= What you will do =
Filter this data down to the lines that hold "matplotlib", and copy them.

= = = =

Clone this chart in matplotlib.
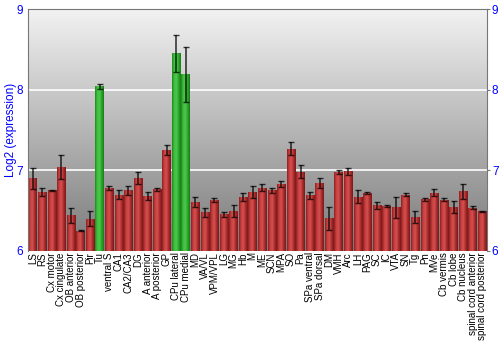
import numpy as np
import matplotlib.pyplot as plt
from matplotlib.colors import LinearSegmentedColormap

plt.rcParams['font.family'] = ['Liberation Sans', 'DejaVu Sans']

# brain regions and their log2 expression
regions = ['LS', 'RS', 'Cx motor', 'Cx cingulate', 'OB anterior', 'OB posterior', 'Pir', 'Tu',
           'ventral S', 'CA1', 'CA2/CA3', 'DG', 'A anterior', 'A posterior', 'GP',
           'CPu lateral', 'CPu medial', 'MD', 'VA/VL', 'VPM/VPL', 'LG', 'MG', 'Hb', 'M',
           'ME', 'SCN', 'MPA', 'SO', 'Pa', 'SPa ventral', 'SPa dorsal', 'DM', 'VMH', 'Arc',
           'LH', 'PAG', 'SC', 'IC', 'VTA', 'SN', 'Tg', 'Pn', 'MVe', 'Cb vermis', 'Cb lobe',
           'Cb nucleus', 'spinal cord anterior', 'spinal cord posterior']
values = [6.90, 6.73, 6.75, 7.04, 6.44, 6.25, 6.40, 8.04,
          6.78, 6.70, 6.75, 6.91, 6.68, 6.765, 7.25,
          8.45, 8.19, 6.61, 6.48, 6.63, 6.455, 6.50, 6.67, 6.73,
          6.785, 6.75, 6.83, 7.27, 6.98, 6.69, 6.84, 6.405, 6.98, 6.99,
          6.67, 6.72, 6.565, 6.56, 6.54, 6.70, 6.425, 6.64, 6.725, 6.635, 6.545,
          6.74, 6.535, 6.49]
errors = [0.13, 0.045, 0.005, 0.15, 0.095, 0.005, 0.09, 0.03,
          0.02, 0.05, 0.05, 0.075, 0.048, 0.02, 0.065,
          0.225, 0.34, 0.06, 0.054, 0.025, 0.033, 0.075, 0.05, 0.075,
          0.04, 0.025, 0.04, 0.085, 0.08, 0.04, 0.065, 0.14, 0.027, 0.045,
          0.08, 0.01, 0.045, 0.01, 0.135, 0.017, 0.075, 0.015, 0.043, 0.02, 0.07,
          0.09, 0.02, 0.008]
highlight = ['Tu', 'CPu lateral', 'CPu medial']

fig = plt.figure(figsize=(5, 3.5), dpi=100)
ax = fig.add_axes([0.056, 0.283, 0.918, 0.691])

x = np.arange(len(regions))
ax.set_xlim(-0.5, len(regions) - 0.5)
ax.set_ylim(6, 9)

# gray gradient background
bg = LinearSegmentedColormap.from_list('bg', ['#7a7a7a', '#f2f2f2'])
ax.imshow(np.linspace(0, 1, 256).reshape(-1, 1), cmap=bg, aspect='auto',
          extent=[-0.5, len(regions) - 0.5, 6, 9], origin='lower', zorder=0)

for yv in [7, 8]:
    ax.axhline(yv, color='white', lw=1.2, zorder=1)

# shaded bars: horizontal gradient clipped to each bar
red = LinearSegmentedColormap.from_list('r', ['#8c2020', '#c84040', '#d45050', '#a82a2a', '#7a1a1a'])
green = LinearSegmentedColormap.from_list('g', ['#1f8a1f', '#3fbf3f', '#4cc84c', '#2aa52a', '#1a7a1a'])
grad = np.linspace(0, 1, 64).reshape(1, -1)

bars = ax.bar(x, np.array(values) - 6, bottom=6, width=0.9, color='none', zorder=2)
for b, name in zip(bars, regions):
    cm = green if name in highlight else red
    im = ax.imshow(grad, cmap=cm, aspect='auto', zorder=2,
                   extent=[b.get_x(), b.get_x() + b.get_width(), 6, b.get_y() + b.get_height()])
    im.set_clip_path(b)

ax.errorbar(x, values, yerr=errors, fmt='none', ecolor='black', elinewidth=1.2,
            capsize=2.5, capthick=1, alpha=0.75, zorder=3)

ax.set_xticks(x)
ax.set_xticklabels(regions, rotation=90, fontsize=7)
ax.tick_params(axis='x', length=0, pad=1)

ax.set_yticks([6, 7, 8, 9])
ax.tick_params(axis='y', colors='#777777', labelcolor='blue', labelsize=8.5,
               left=False, labelleft=True, right=True, labelright=True,
               length=2.5, pad=1)
ax.set_ylabel('Log2 (expression)', color='blue', fontsize=8.5)
ax.yaxis.set_label_coords(-0.025, 0.5)

for s in ['left', 'right', 'top']:
    ax.spines[s].set_color('#777777')
ax.spines['bottom'].set_visible(False)

fig.savefig('out.png', dpi=100)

= = = =

= Response to the task =
Clone this chart in matplotlib.
import matplotlib.pyplot as plt
from matplotlib.colors import LinearSegmentedColormap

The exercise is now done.